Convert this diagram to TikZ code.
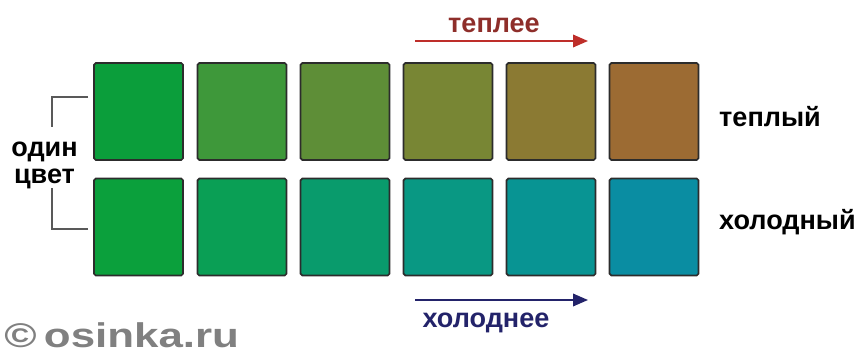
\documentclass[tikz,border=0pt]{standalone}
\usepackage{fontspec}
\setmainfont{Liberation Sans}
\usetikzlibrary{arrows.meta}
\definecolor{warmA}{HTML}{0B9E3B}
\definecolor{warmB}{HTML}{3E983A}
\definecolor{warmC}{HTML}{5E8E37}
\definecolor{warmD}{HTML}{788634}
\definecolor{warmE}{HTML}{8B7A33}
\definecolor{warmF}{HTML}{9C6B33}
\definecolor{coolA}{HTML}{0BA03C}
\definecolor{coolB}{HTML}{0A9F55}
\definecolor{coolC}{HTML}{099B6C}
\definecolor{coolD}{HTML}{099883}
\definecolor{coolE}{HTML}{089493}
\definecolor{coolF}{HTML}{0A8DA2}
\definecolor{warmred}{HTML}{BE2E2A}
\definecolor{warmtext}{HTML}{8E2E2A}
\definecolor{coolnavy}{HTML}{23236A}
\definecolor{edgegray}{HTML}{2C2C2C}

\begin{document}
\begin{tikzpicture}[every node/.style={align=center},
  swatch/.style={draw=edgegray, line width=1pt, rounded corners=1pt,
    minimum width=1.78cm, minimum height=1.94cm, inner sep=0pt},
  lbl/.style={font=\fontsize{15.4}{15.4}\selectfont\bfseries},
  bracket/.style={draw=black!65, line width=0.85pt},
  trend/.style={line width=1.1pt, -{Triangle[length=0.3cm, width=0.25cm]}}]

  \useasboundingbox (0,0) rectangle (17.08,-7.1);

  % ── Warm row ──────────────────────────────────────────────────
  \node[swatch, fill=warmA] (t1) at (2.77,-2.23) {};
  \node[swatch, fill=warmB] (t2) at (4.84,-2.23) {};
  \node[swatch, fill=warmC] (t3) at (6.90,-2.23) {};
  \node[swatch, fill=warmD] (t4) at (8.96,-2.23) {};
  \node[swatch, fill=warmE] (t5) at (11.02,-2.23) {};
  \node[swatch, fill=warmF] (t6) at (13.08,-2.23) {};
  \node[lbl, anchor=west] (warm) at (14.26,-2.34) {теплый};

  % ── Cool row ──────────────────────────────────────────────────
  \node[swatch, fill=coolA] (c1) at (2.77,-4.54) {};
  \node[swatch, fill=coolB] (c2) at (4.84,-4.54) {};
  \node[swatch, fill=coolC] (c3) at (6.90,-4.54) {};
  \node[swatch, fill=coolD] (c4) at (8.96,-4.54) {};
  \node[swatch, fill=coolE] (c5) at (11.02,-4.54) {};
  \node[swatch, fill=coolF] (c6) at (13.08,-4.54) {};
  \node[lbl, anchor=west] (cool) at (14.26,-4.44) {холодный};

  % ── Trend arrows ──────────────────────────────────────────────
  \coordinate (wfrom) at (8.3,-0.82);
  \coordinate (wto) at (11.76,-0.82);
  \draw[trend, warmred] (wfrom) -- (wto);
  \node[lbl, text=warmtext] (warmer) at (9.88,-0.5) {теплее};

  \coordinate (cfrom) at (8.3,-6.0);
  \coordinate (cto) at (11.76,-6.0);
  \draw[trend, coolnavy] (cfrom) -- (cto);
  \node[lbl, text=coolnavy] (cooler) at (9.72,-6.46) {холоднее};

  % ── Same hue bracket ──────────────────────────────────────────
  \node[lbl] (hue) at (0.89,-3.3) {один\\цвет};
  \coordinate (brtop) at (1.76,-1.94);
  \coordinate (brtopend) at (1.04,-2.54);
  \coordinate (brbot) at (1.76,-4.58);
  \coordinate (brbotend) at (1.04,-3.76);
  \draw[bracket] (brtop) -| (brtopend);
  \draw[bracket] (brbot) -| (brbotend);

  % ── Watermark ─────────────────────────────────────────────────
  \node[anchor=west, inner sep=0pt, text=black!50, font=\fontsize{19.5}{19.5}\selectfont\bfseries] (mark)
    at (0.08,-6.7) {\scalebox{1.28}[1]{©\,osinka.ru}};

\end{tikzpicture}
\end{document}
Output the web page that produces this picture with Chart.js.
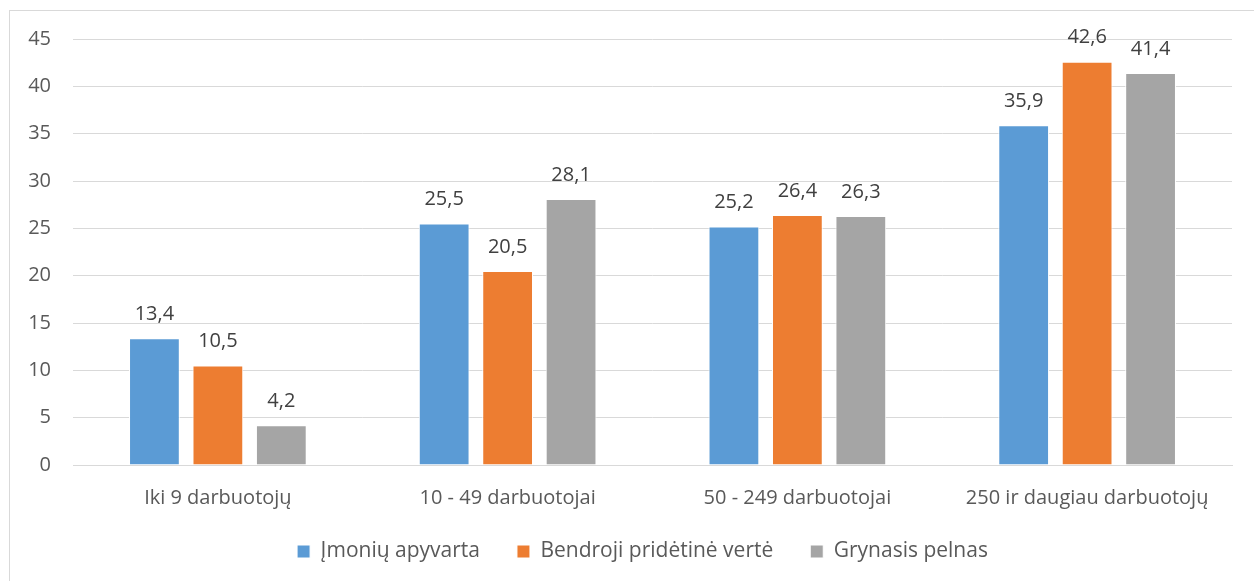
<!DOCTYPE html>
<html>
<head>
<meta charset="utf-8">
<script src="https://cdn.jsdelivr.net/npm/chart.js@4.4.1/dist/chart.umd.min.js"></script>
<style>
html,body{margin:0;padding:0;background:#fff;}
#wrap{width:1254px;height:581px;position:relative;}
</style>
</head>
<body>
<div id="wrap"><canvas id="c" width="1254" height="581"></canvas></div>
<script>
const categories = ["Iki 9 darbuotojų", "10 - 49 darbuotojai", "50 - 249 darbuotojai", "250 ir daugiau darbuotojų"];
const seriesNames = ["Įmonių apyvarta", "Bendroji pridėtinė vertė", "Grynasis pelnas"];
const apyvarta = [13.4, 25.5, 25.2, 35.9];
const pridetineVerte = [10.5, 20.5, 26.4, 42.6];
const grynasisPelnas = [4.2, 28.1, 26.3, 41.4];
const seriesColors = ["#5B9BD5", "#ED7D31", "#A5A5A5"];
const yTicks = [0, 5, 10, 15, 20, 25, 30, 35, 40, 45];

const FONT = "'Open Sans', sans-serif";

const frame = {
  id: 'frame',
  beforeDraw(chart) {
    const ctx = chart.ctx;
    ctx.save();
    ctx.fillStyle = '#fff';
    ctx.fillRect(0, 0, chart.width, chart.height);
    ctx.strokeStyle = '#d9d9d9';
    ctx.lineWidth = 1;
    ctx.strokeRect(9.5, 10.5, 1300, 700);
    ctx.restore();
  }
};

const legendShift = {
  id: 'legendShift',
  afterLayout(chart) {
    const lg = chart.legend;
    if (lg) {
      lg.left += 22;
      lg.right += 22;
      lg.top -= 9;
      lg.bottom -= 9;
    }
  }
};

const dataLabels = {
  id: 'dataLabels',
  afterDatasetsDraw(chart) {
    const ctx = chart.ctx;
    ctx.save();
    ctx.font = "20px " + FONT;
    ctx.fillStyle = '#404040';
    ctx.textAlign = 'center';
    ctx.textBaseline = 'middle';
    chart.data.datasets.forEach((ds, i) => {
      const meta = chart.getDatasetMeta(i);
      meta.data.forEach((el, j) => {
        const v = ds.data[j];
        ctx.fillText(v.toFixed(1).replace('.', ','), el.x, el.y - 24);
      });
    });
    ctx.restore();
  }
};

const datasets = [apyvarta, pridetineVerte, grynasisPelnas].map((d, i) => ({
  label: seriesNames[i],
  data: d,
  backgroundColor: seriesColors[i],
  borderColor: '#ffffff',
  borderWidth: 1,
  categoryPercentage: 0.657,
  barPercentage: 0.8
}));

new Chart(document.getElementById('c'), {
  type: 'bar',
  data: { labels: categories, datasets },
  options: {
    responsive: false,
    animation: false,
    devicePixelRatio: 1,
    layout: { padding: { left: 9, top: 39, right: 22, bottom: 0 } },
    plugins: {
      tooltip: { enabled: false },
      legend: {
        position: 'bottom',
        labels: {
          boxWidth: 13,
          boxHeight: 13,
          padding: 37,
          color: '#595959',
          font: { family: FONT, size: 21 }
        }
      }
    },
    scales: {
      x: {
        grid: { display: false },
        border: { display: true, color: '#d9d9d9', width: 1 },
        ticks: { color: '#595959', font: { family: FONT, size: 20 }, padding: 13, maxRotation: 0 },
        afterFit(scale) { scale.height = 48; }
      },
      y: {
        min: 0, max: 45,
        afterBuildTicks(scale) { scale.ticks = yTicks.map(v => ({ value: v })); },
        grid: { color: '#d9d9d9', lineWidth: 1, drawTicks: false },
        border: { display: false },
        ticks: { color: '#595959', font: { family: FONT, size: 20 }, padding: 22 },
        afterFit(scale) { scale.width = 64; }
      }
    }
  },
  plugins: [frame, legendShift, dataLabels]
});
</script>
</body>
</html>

::::

**The request:**
Each entry must be retyped word for word, with every image omitted.

**Answer to the exercise:**
Convert this diagram to TikZ code.
\documentclass[tikz,border=0pt]{standalone}
\usepackage{fontspec}
\setmainfont{Liberation Sans}
\usetikzlibrary{arrows.meta}
\definecolor{warmA}{HTML}{0B9E3B}
\definecolor{warmB}{HTML}{3E983A}
\definecolor{warmC}{HTML}{5E8E37}
\definecolor{warmD}{HTML}{788634}
\definecolor{warmE}{HTML}{8B7A33}
\definecolor{warmF}{HTML}{9C6B33}
\definecolor{coolA}{HTML}{0BA03C}
\definecolor{coolB}{HTML}{0A9F55}
\definecolor{coolC}{HTML}{099B6C}
\definecolor{coolD}{HTML}{099883}
\definecolor{coolE}{HTML}{089493}
\definecolor{coolF}{HTML}{0A8DA2}
\definecolor{warmred}{HTML}{BE2E2A}
\definecolor{warmtext}{HTML}{8E2E2A}
\definecolor{coolnavy}{HTML}{23236A}
\definecolor{edgegray}{HTML}{2C2C2C}

\begin{document}
\begin{tikzpicture}[every node/.style={align=center},
  swatch/.style={draw=edgegray, line width=1pt, rounded corners=1pt,
    minimum width=1.78cm, minimum height=1.94cm, inner sep=0pt},
  lbl/.style={font=\fontsize{15.4}{15.4}\selectfont\bfseries},
  bracket/.style={draw=black!65, line width=0.85pt},
  trend/.style={line width=1.1pt, -{Triangle[length=0.3cm, width=0.25cm]}}]

  \useasboundingbox (0,0) rectangle (17.08,-7.1);

  % ── Warm row ──────────────────────────────────────────────────
  \node[swatch, fill=warmA] (t1) at (2.77,-2.23) {};
  \node[swatch, fill=warmB] (t2) at (4.84,-2.23) {};
  \node[swatch, fill=warmC] (t3) at (6.90,-2.23) {};
  \node[swatch, fill=warmD] (t4) at (8.96,-2.23) {};
  \node[swatch, fill=warmE] (t5) at (11.02,-2.23) {};
  \node[swatch, fill=warmF] (t6) at (13.08,-2.23) {};
  \node[lbl, anchor=west] (warm) at (14.26,-2.34) {теплый};

  % ── Cool row ──────────────────────────────────────────────────
  \node[swatch, fill=coolA] (c1) at (2.77,-4.54) {};
  \node[swatch, fill=coolB] (c2) at (4.84,-4.54) {};
  \node[swatch, fill=coolC] (c3) at (6.90,-4.54) {};
  \node[swatch, fill=coolD] (c4) at (8.96,-4.54) {};
  \node[swatch, fill=coolE] (c5) at (11.02,-4.54) {};
  \node[swatch, fill=coolF] (c6) at (13.08,-4.54) {};
  \node[lbl, anchor=west] (cool) at (14.26,-4.44) {холодный};

  % ── Trend arrows ──────────────────────────────────────────────
  \coordinate (wfrom) at (8.3,-0.82);
  \coordinate (wto) at (11.76,-0.82);
  \draw[trend, warmred] (wfrom) -- (wto);
  \node[lbl, text=warmtext] (warmer) at (9.88,-0.5) {теплее};

  \coordinate (cfrom) at (8.3,-6.0);
  \coordinate (cto) at (11.76,-6.0);
  \draw[trend, coolnavy] (cfrom) -- (cto);
  \node[lbl, text=coolnavy] (cooler) at (9.72,-6.46) {холоднее};

  % ── Same hue bracket ──────────────────────────────────────────
  \node[lbl] (hue) at (0.89,-3.3) {один\\цвет};
  \coordinate (brtop) at (1.76,-1.94);
  \coordinate (brtopend) at (1.04,-2.54);
  \coordinate (brbot) at (1.76,-4.58);
  \coordinate (brbotend) at (1.04,-3.76);
  \draw[bracket] (brtop) -| (brtopend);
  \draw[bracket] (brbot) -| (brbotend);

  % ── Watermark ─────────────────────────────────────────────────
  \node[anchor=west, inner sep=0pt, text=black!50, font=\fontsize{19.5}{19.5}\selectfont\bfseries] (mark)
    at (0.08,-6.7) {\scalebox{1.28}[1]{©\,osinka.ru}};

\end{tikzpicture}
\end{document}
Output the web page that produces this picture with Chart.js.
<!DOCTYPE html>
<html>
<head>
<meta charset="utf-8">
<script src="https://cdn.jsdelivr.net/npm/chart.js@4.4.1/dist/chart.umd.min.js"></script>
<style>
html,body{margin:0;padding:0;background:#fff;}
#wrap{width:1254px;height:581px;position:relative;}
</style>
</head>
<body>
<div id="wrap"><canvas id="c" width="1254" height="581"></canvas></div>
<script>
const categories = ["Iki 9 darbuotojų", "10 - 49 darbuotojai", "50 - 249 darbuotojai", "250 ir daugiau darbuotojų"];
const seriesNames = ["Įmonių apyvarta", "Bendroji pridėtinė vertė", "Grynasis pelnas"];
const apyvarta = [13.4, 25.5, 25.2, 35.9];
const pridetineVerte = [10.5, 20.5, 26.4, 42.6];
const grynasisPelnas = [4.2, 28.1, 26.3, 41.4];
const seriesColors = ["#5B9BD5", "#ED7D31", "#A5A5A5"];
const yTicks = [0, 5, 10, 15, 20, 25, 30, 35, 40, 45];

const FONT = "'Open Sans', sans-serif";

const frame = {
  id: 'frame',
  beforeDraw(chart) {
    const ctx = chart.ctx;
    ctx.save();
    ctx.fillStyle = '#fff';
    ctx.fillRect(0, 0, chart.width, chart.height);
    ctx.strokeStyle = '#d9d9d9';
    ctx.lineWidth = 1;
    ctx.strokeRect(9.5, 10.5, 1300, 700);
    ctx.restore();
  }
};

const legendShift = {
  id: 'legendShift',
  afterLayout(chart) {
    const lg = chart.legend;
    if (lg) {
      lg.left += 22;
      lg.right += 22;
      lg.top -= 9;
      lg.bottom -= 9;
    }
  }
};

const dataLabels = {
  id: 'dataLabels',
  afterDatasetsDraw(chart) {
    const ctx = chart.ctx;
    ctx.save();
    ctx.font = "20px " + FONT;
    ctx.fillStyle = '#404040';
    ctx.textAlign = 'center';
    ctx.textBaseline = 'middle';
    chart.data.datasets.forEach((ds, i) => {
      const meta = chart.getDatasetMeta(i);
      meta.data.forEach((el, j) => {
        const v = ds.data[j];
        ctx.fillText(v.toFixed(1).replace('.', ','), el.x, el.y - 24);
      });
    });
    ctx.restore();
  }
};

const datasets = [apyvarta, pridetineVerte, grynasisPelnas].map((d, i) => ({
  label: seriesNames[i],
  data: d,
  backgroundColor: seriesColors[i],
  borderColor: '#ffffff',
  borderWidth: 1,
  categoryPercentage: 0.657,
  barPercentage: 0.8
}));

new Chart(document.getElementById('c'), {
  type: 'bar',
  data: { labels: categories, datasets },
  options: {
    responsive: false,
    animation: false,
    devicePixelRatio: 1,
    layout: { padding: { left: 9, top: 39, right: 22, bottom: 0 } },
    plugins: {
      tooltip: { enabled: false },
      legend: {
        position: 'bottom',
        labels: {
          boxWidth: 13,
          boxHeight: 13,
          padding: 37,
          color: '#595959',
          font: { family: FONT, size: 21 }
        }
      }
    },
    scales: {
      x: {
        grid: { display: false },
        border: { display: true, color: '#d9d9d9', width: 1 },
        ticks: { color: '#595959', font: { family: FONT, size: 20 }, padding: 13, maxRotation: 0 },
        afterFit(scale) { scale.height = 48; }
      },
      y: {
        min: 0, max: 45,
        afterBuildTicks(scale) { scale.ticks = yTicks.map(v => ({ value: v })); },
        grid: { color: '#d9d9d9', lineWidth: 1, drawTicks: false },
        border: { display: false },
        ticks: { color: '#595959', font: { family: FONT, size: 20 }, padding: 22 },
        afterFit(scale) { scale.width = 64; }
      }
    }
  },
  plugins: [frame, legendShift, dataLabels]
});
</script>
</body>
</html>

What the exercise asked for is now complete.